Incident Summary: On Saturday June 1st 10:31 AM CEST, GatewayAPI.EU experienced an issue that affected the functionality of our REST API, leading to the platform being inaccessible. This incident was a result of a configuration issue that became apparent following an unexpected restart of the EU cluster.

Root Cause: The root cause of the incident was traced to a code cleanup that removed an integration. This change inadvertently left our internal system API with a broken configuration. The issue was not immediately apparent and only surfaced when the pods restarted. For unknown reasons, the entire EU cluster had to restart, triggering a cascade of failures across our interconnected services.

Impact:

  • Users Affected: All
  • Duration of Impact: 10:30 - 11:32 CEST
  • Services Affected: REST API, message delivery

Resolution and Recovery: Our engineering team corrected the configuration issue in the internal system API and successfully restarted the affected services. The REST API functionality was restored, and message delivery resumed normal operations.

Preventive Measures: To prevent a recurrence of this issue, we are implementing the following measures:

  1. Configuration Management: Enhance our configuration validation processes to catch such issues before deployment.
  2. Pod Restart Protocols: Investigate and address the cause of the unexpected EU cluster restart.
  3. Service Dependency Monitoring: Improve monitoring of service dependencies to quickly identify and resolve cascading failures.

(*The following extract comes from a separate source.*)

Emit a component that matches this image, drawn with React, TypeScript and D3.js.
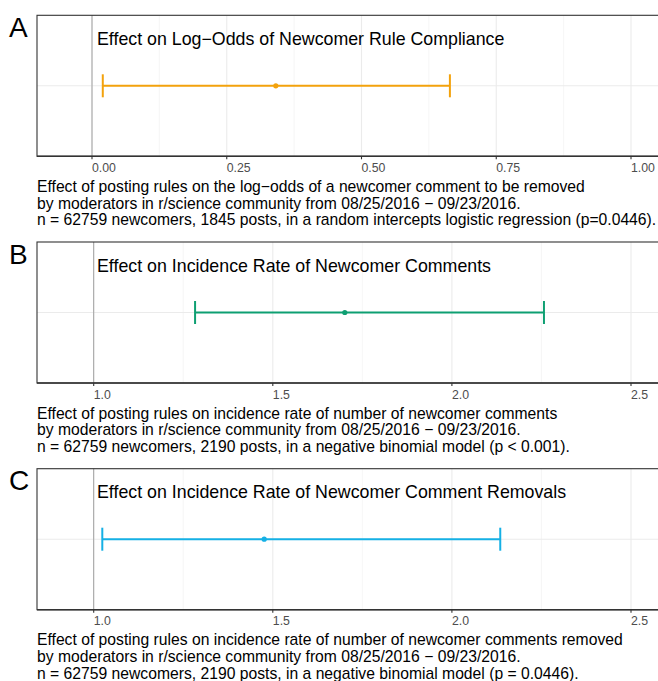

We apologize for any inconvenience this incident may have caused. Our team is committed to ensuring the reliability and robustness of our services.

Posted Jun 06, 2024 - 13:06 CEST

Resolved
All systems on GatewayAPI.EU are now back to being fully operational again.

There will be postmortem to follow.

We are sorry for any inconveniences this may have caused.
Posted Jun 01, 2024 - 11:37 CEST
Investigating
We are experiencing issues with GatewayAPI.EU and are now investigating the root cause.

All systems on GatewayAPI.EU are offline for the time being and we encourage you to stop all traffic on gatewayapi.eu until further notice.

We are currently working on resolving the issue.

The .COM setup is still working as intended.

We will keep you updated.
Posted Jun 01, 2024 - 10:44 CEST
This incident affected: Dashboards - Commercial & Europe (Dashboard - Europe) and APIs - Commercial & Europe (API - Europe).